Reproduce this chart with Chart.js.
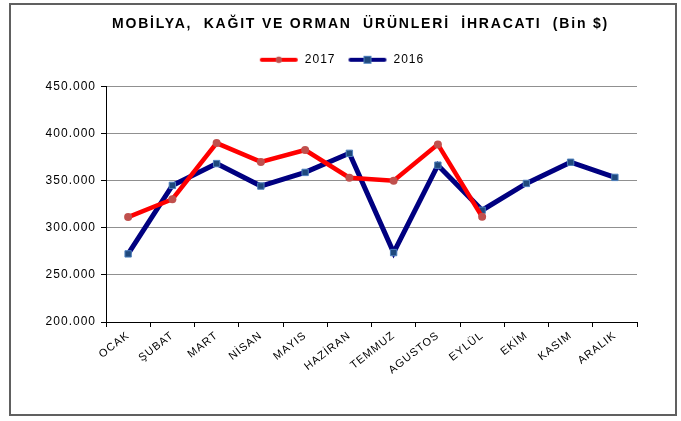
<!DOCTYPE html>
<html><head><meta charset="utf-8">
<script src="https://cdn.jsdelivr.net/npm/chart.js@4.4.1/dist/chart.umd.min.js"></script>
<style>html,body{margin:0;padding:0;background:#fff}#c{display:block}</style>
</head><body>
<canvas id="c" width="681" height="421"></canvas>
<script>
const months = ['OCAK','ŞUBAT','MART','NİSAN','MAYIS','HAZİRAN','TEMMUZ','AGUSTOS','EYLÜL','EKİM','KASIM','ARALIK'];
const values2017 = [311.5, 330.5, 390.2, 370.2, 382.8, 353.3, 350.1, 388.8, 311.8, null, null, null];
const values2016 = [272.4, 345.2, 368.4, 344.5, 359.0, 379.3, 273.8, 366.7, 318.8, 347.3, 369.8, 353.7];
const yTicks = [200, 250, 300, 350, 400, 450];
const titleText = 'MOBİLYA,  KAĞIT VE ORMAN  ÜRÜNLERİ  İHRACATI  (Bin $)';

const FONT = "'Liberation Sans', Arial, sans-serif";

function legendIcon(lineColor, markerFn) {
  const cv = document.createElement('canvas');
  cv.width = 40; cv.height = 10;
  const g = cv.getContext('2d');
  g.strokeStyle = lineColor; g.lineWidth = 4; g.lineCap = 'round';
  g.beginPath(); g.moveTo(3, 5); g.lineTo(37, 5); g.stroke();
  markerFn(g);
  return cv;
}
const icon2017 = legendIcon('#FF0000', g => { g.fillStyle = '#C0504D'; g.beginPath(); g.arc(20, 5, 3.2, 0, Math.PI*2); g.fill(); });
const icon2016 = legendIcon('#000080', g => { g.fillStyle = '#1F497D'; g.strokeStyle = '#4F81BD'; g.lineWidth = 1; g.fillRect(16.5, 1.5, 7, 7); g.strokeRect(16.5, 1.5, 7, 7); });

const SPACING = '1px';
const framePlugin = {
  id: 'frame',
  beforeUpdate(chart) { chart.ctx.letterSpacing = SPACING; },
  afterLayout(chart) {
    const t = chart.titleBlock, l = chart.legend;
    if (t) { t.left += 37; t.right += 37; t.top -= 6; t.bottom -= 6;
      if (!t._wrapped) { const orig = t.draw.bind(t); t.draw = function () { const c = chart.ctx; const prev = c.letterSpacing; c.letterSpacing = '1.8px'; orig(); c.letterSpacing = prev; }; t._wrapped = true; } }
    if (l) { l.left += 18; l.right += 18; l.top -= 11; l.bottom -= 11; }
  },
  beforeDraw(chart) {
    const c = chart.ctx;
    c.letterSpacing = SPACING;
    c.save();
    c.fillStyle = '#fff'; c.fillRect(0, 0, chart.width, chart.height);
    c.strokeStyle = '#606060'; c.lineWidth = 2;
    c.strokeRect(10, 4, 666, 411);
    c.restore();
  }
};

new Chart(document.getElementById('c'), {
  type: 'line',
  data: {
    labels: months,
    datasets: [
      { label: '2017', data: values2017, borderColor: '#FF0000', borderWidth: 4.5,
        pointStyle: 'circle', pointRadius: 4, pointBackgroundColor: '#C0504D', pointBorderColor: '#C0504D', pointBorderWidth: 0,
        tension: 0, spanGaps: false },
      { label: '2016', data: values2016, borderColor: '#000080', borderWidth: 5,
        pointStyle: 'rect', pointRadius: 4.5, pointBackgroundColor: '#1F497D', pointBorderColor: '#4F81BD', pointBorderWidth: 1,
        tension: 0 }
    ]
  },
  options: {
    responsive: false,
    animation: false,
    layout: { padding: { left: 10, right: 44, top: 18, bottom: 18 } },
    plugins: {
      title: { display: true, text: titleText, color: '#000',
        font: { family: FONT, size: 14, weight: 'bold' }, padding: { top: 4, bottom: 14 } },
      legend: {
        display: true,
        labels: {
          color: '#000', font: { family: FONT, size: 12 },
          usePointStyle: true, pointStyleWidth: 40, boxHeight: 10, padding: 12,
          generateLabels(chart) {
            return chart.data.datasets.map((ds, i) => ({
              text: ds.label, pointStyle: i === 0 ? icon2017 : icon2016,
              fillStyle: 'transparent', strokeStyle: 'transparent', lineWidth: 0,
              fontColor: '#000', datasetIndex: i, hidden: false
            }));
          }
        }
      },
      tooltip: { enabled: false }
    },
    scales: {
      x: {
        offset: true,
        grid: { display: true, drawOnChartArea: false, drawTicks: true, tickLength: 5, offset: true, color: '#000', tickColor: '#000' },
        border: { display: true, color: '#000', width: 1 },
        ticks: { color: '#000', font: { family: FONT, size: 11 }, minRotation: 38, maxRotation: 38, autoSkip: false, padding: 2 },
        afterFit(s) { s.height = 81; }
      },
      y: {
        min: 200, max: 450,
        afterBuildTicks(s) { s.ticks = yTicks.map(v => ({ value: v })); },
        grid: { color: '#909090', lineWidth: 1, drawTicks: true, tickLength: 5, tickColor: '#000' },
        border: { display: true, color: '#000', width: 1 },
        ticks: { color: '#000', font: { family: FONT, size: 12 }, padding: 5,
          callback: v => v + '.000' },
        afterFit(s) { s.width = 96; }
      }
    }
  },
  plugins: [framePlugin]
});
</script>
</body></html>
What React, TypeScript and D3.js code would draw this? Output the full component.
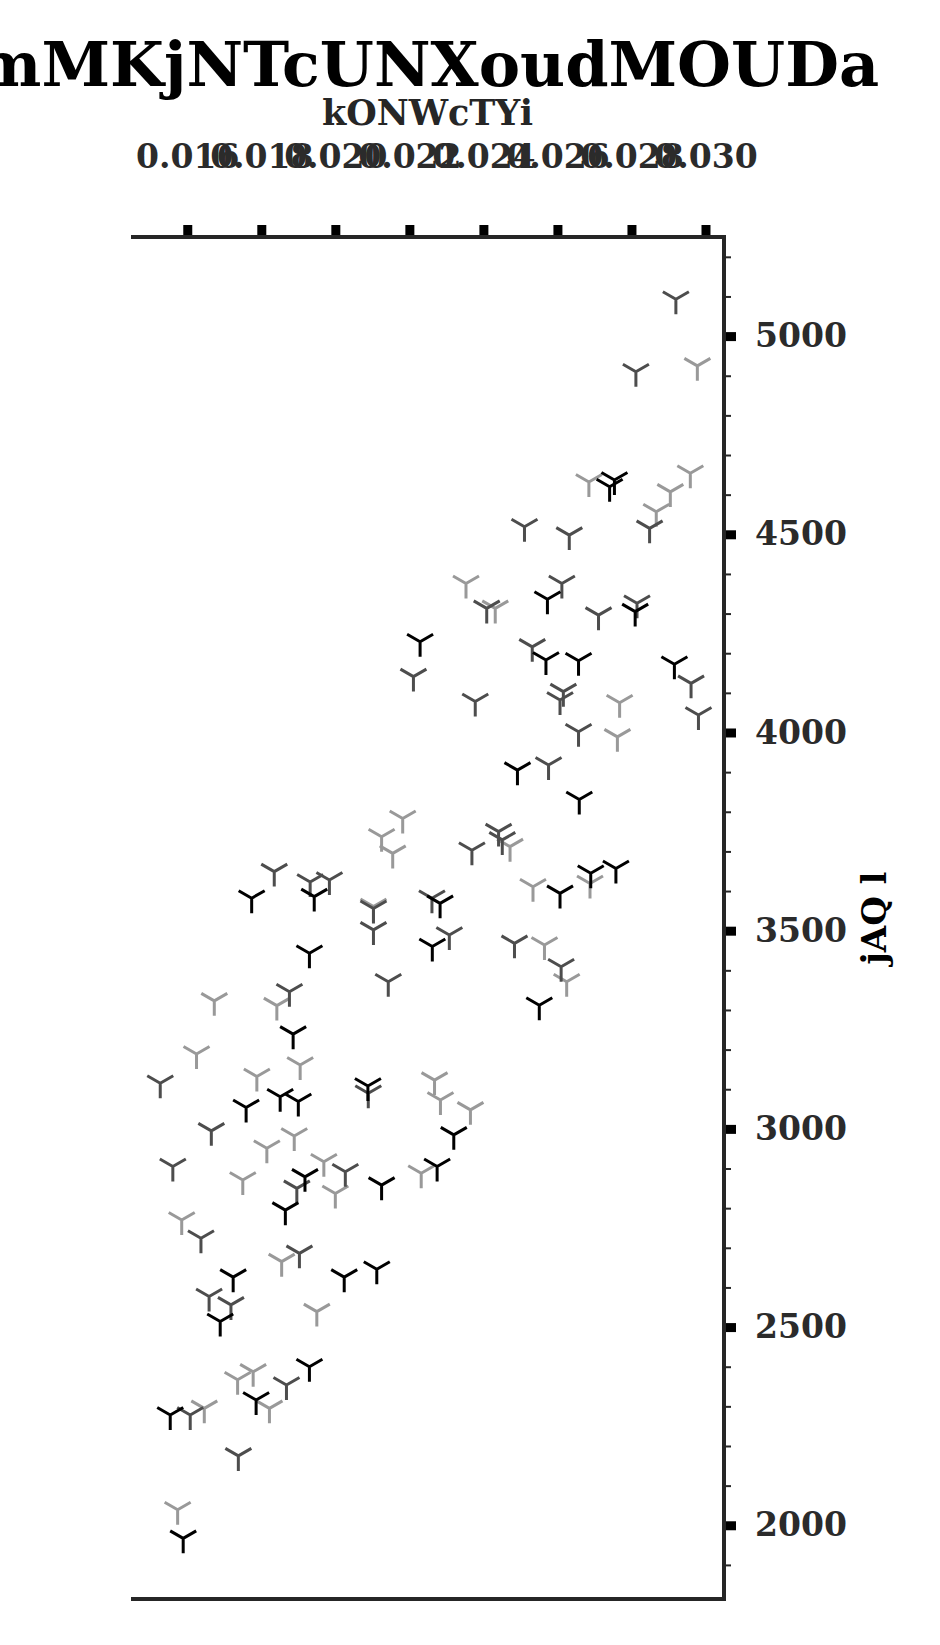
import { useEffect, useRef } from 'react'
import * as d3 from 'd3'

// valores (x, y) por série
const serieA: [number, number][] = [
  [0.02741, 4620], [0.02754, 4637], [0.02573, 4336], [0.0281, 4305], [0.02229, 4229],
  [0.02569, 4183], [0.02657, 4181], [0.02916, 4172], [0.02492, 3905], [0.02659, 3831],
  [0.02607, 3594], [0.0269, 3645], [0.02758, 3657], [0.02283, 3569], [0.02262, 3460],
  [0.02551, 3312], [0.01774, 3582], [0.01943, 3586], [0.0193, 3443], [0.01886, 3239],
  [0.01851, 3081], [0.019, 3069], [0.01759, 3054], [0.02088, 3108], [0.0232, 2985],
  [0.01918, 2879], [0.02125, 2858], [0.02275, 2905], [0.01865, 2795], [0.01724, 2626],
  [0.02024, 2626], [0.02112, 2646], [0.01689, 2514], [0.0193, 2400], [0.01786, 2316],
  [0.01554, 2278], [0.01589, 1967]
]

const serieB: [number, number][] = [
  [0.0292, 5093], [0.02812, 4910], [0.02849, 4515], [0.02511, 4519], [0.02632, 4498],
  [0.02612, 4376], [0.02409, 4313], [0.02711, 4296], [0.02815, 4326], [0.02532, 4216],
  [0.02961, 4124], [0.02211, 4141], [0.02378, 4078], [0.02616, 4103], [0.02607, 4082],
  [0.02981, 4044], [0.02657, 4002], [0.02576, 3918], [0.02441, 3750], [0.02451, 3729],
  [0.02369, 3703], [0.02261, 3582], [0.02103, 3556], [0.02103, 3502], [0.02308, 3489],
  [0.02484, 3468], [0.0261, 3409], [0.02143, 3371], [0.01835, 3649], [0.01932, 3623],
  [0.01984, 3628], [0.01876, 3346], [0.01527, 3115], [0.02089, 3090], [0.01665, 2995],
  [0.01561, 2905], [0.01896, 2850], [0.02027, 2892], [0.01637, 2724], [0.01903, 2686],
  [0.01659, 2577], [0.01718, 2556], [0.01868, 2354], [0.01608, 2278], [0.01738, 2175]
]

const serieC: [number, number][] = [
  [0.02978, 4925], [0.02685, 4632], [0.02959, 4654], [0.02905, 4607], [0.02867, 4557],
  [0.02353, 4376], [0.02432, 4313], [0.02768, 4075], [0.02762, 3989], [0.02182, 3783],
  [0.02125, 3737], [0.02155, 3695], [0.02472, 3712], [0.02534, 3611], [0.02688, 3619],
  [0.02103, 3561], [0.02565, 3464], [0.02625, 3371], [0.01673, 3323], [0.01842, 3311],
  [0.01625, 3189], [0.01905, 3161], [0.01788, 3132], [0.02268, 3123], [0.02284, 3073],
  [0.02365, 3048], [0.01889, 2982], [0.01815, 2951], [0.0175, 2871], [0.01969, 2917],
  [0.02, 2837], [0.02232, 2888], [0.01585, 2770], [0.01855, 2665], [0.0195, 2539],
  [0.01736, 2367], [0.01778, 2387], [0.01822, 2295], [0.01646, 2295], [0.01574, 2039]
]

const xTicks = [0.016, 0.018, 0.02, 0.022, 0.024, 0.026, 0.028, 0.03]
const yTicks = [2000, 2500, 3000, 3500, 4000, 4500, 5000]
const yMinor = [1900, 2100, 2200, 2300, 2400, 2600, 2700, 2800, 2900, 3100, 3200, 3300, 3400,
  3600, 3700, 3800, 3900, 4100, 4200, 4300, 4400, 4600, 4700, 4800, 4900, 5100, 5200]

const titulo = 'mMKjNTcUNXoudMOUDa'
const xLabel = 'kONWcTYi'
const yLabel = 'jAQ l'

const FONT = "'DejaVu Serif', serif"

export default function App() {
  const svgRef = useRef<SVGSVGElement>(null)

  useEffect(() => {
    const width = 940
    const height = 1645
    const left = 131, right = 724, top = 237, bottom = 1599

    const svg = d3.select(svgRef.current)
    svg.selectAll('*').remove()
    svg.attr('width', width).attr('height', height)

    const x = d3.scaleLinear().domain([0.01448, 0.0305]).range([left, right])
    const y = d3.scaleLinear().domain([1814, 5250]).range([bottom, top])

    // eixo x no topo
    const gx = svg.append('g')
      .attr('transform', `translate(0,${top})`)
      .call(d3.axisTop(x).tickValues(xTicks).tickFormat(d3.format('.3f')).tickSize(12).tickPadding(57))
    gx.select('.domain').remove()
    gx.selectAll('line').attr('stroke', '#000').attr('stroke-width', 9)
    gx.selectAll('text')
      .attr('fill', '#2b2b2b').attr('font-family', FONT).attr('font-size', 33).attr('font-weight', 'bold')

    // eixo y à direita: menores e maiores
    const gyMinor = svg.append('g')
      .attr('transform', `translate(${right},0)`)
      .call(d3.axisRight(y).tickValues(yMinor).tickSize(7).tickFormat(() => ''))
    gyMinor.select('.domain').remove()
    gyMinor.selectAll('line').attr('stroke', '#262626').attr('stroke-width', 2)

    const gy = svg.append('g')
      .attr('transform', `translate(${right},0)`)
      .call(d3.axisRight(y).tickValues(yTicks).tickFormat(d3.format('d')).tickSize(12).tickPadding(19))
    gy.select('.domain').remove()
    gy.selectAll('line').attr('stroke', '#000').attr('stroke-width', 9)
    gy.selectAll('text')
      .attr('fill', '#2b2b2b').attr('font-family', FONT).attr('font-size', 33).attr('font-weight', 'bold')

    // moldura (topo, direita, base)
    svg.append('path')
      .attr('d', `M${left},${top} H${right} V${bottom} H${left}`)
      .attr('fill', 'none')
      .attr('stroke', '#262626')
      .attr('stroke-width', 4)

    // marcador tri_down
    const tri = 'M0,0 L0,15 M0,0 L-13,-7.5 M0,0 L13,-7.5'
    const series = [
      { data: serieC, cor: '#999999' },
      { data: serieB, cor: '#4d4d4d' },
      { data: serieA, cor: '#000000' }
    ]
    series.forEach(s => {
      svg.append('g')
        .selectAll('path')
        .data(s.data)
        .enter()
        .append('path')
        .attr('d', tri)
        .attr('transform', d => `translate(${x(d[0])},${y(d[1])})`)
        .attr('fill', 'none')
        .attr('stroke', s.cor)
        .attr('stroke-width', 3)
    })

    const cx = (left + right) / 2

    svg.append('text')
      .attr('x', cx).attr('y', 86)
      .attr('text-anchor', 'middle')
      .attr('font-family', FONT).attr('font-size', 62).attr('font-weight', 'bold')
      .attr('fill', '#000')
      .text(titulo)

    svg.append('text')
      .attr('x', cx).attr('y', 125)
      .attr('text-anchor', 'middle')
      .attr('font-family', FONT).attr('font-size', 35).attr('font-weight', 'bold')
      .attr('fill', '#262626')
      .text(xLabel)

    svg.append('text')
      .attr('transform', `translate(886,${(top + bottom) / 2}) rotate(-90)`)
      .attr('text-anchor', 'middle')
      .attr('font-family', FONT).attr('font-size', 34).attr('font-weight', 'bold')
      .attr('fill', '#000')
      .text(yLabel)
  }, [])

  return (
    <div style={{ position: 'absolute', left: 0, top: 0 }}>
      <svg ref={svgRef} style={{ display: 'block' }}></svg>
    </div>
  )
}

# # # # # # #

## [TO BE DONE]
Repeat exactly the part that opens with the line containing "What React, TypeScript" and closes with the line containing "import * as d3 from 'd3'". Include both end lines, and drop the pictures.

## [PROBLEM SOLUTION]
What React, TypeScript and D3.js code would draw this? Output the full component.
import { useEffect, useRef } from 'react'
import * as d3 from 'd3'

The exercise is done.